I am going to see how high my Apls are next week, if they are high I will most certainly go on HCQ. If they remain low I will most likely wait for now.

miccika1 profile image
miccika1 in reply to Roarah

good thinking... i do feel you do not need to be afraid of hCq as we have something off with our bodies and you can consider drugs as supplement to help the body function better.

you might be interested in this article I just read yesterday... you should ask your smart docs what they think of it: sciencedaily.com/releases/2...

miccika1 profile image
miccika1 in reply to miccika1

actually it's this article... newscientist.com/article/22...

Roarah profile image
Roarah in reply to miccika1

Much of that research is out of the kriegel lab, at Yale ;). Don't have to ask what they think , it is what they think. Xo

Hi, I'm on HCQ and they want me to go on Azathioprine however I'm really not sure if I want to.
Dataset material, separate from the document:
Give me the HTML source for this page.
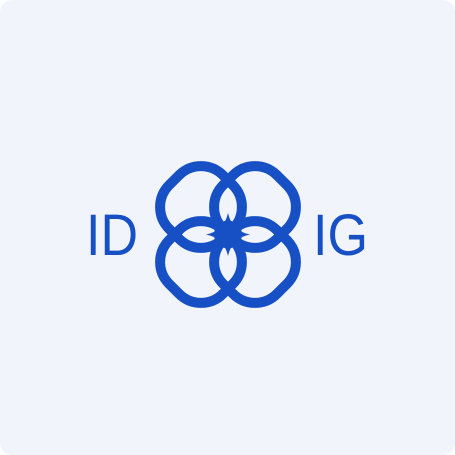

Before I start I'm doing everything I can to get better. Therapeutic levels of vitamin c and d, mindful CBT, yoga, cutting out meat and gluten and most dairy. Def feel better x

When I became ll originally,I dreaded the idea of taking steroids.on emergency admission to hospital,I took them along with other meds. They didn’t make me feel much better,but they stopped me from getting worse.

Now 8 months down the line I am 3 weeks into Azatropine,struggling a bit,b up my kidney bloods have improved very slightly.

Am hopeful. I may start to feel better in the next 3-9 weeks.

Lupus has played havoc with my health,my lifestyle,at this stage I think I need to do what medics suggest.At this stage I dont

On a positive note,I had a few tests last week.

My arteries are registering 8 years younger than my actual age.

I’m not diabetic and my aorta is ok.i also have CTD NSIP caused by the lupus

If you have SLE Lupus that can potentially damage internal organs - then - to put it bluntly - you will probably die without medical treatment.

Do not muck about if this is you - or anybody else on this forum with SLE. Take you're medications.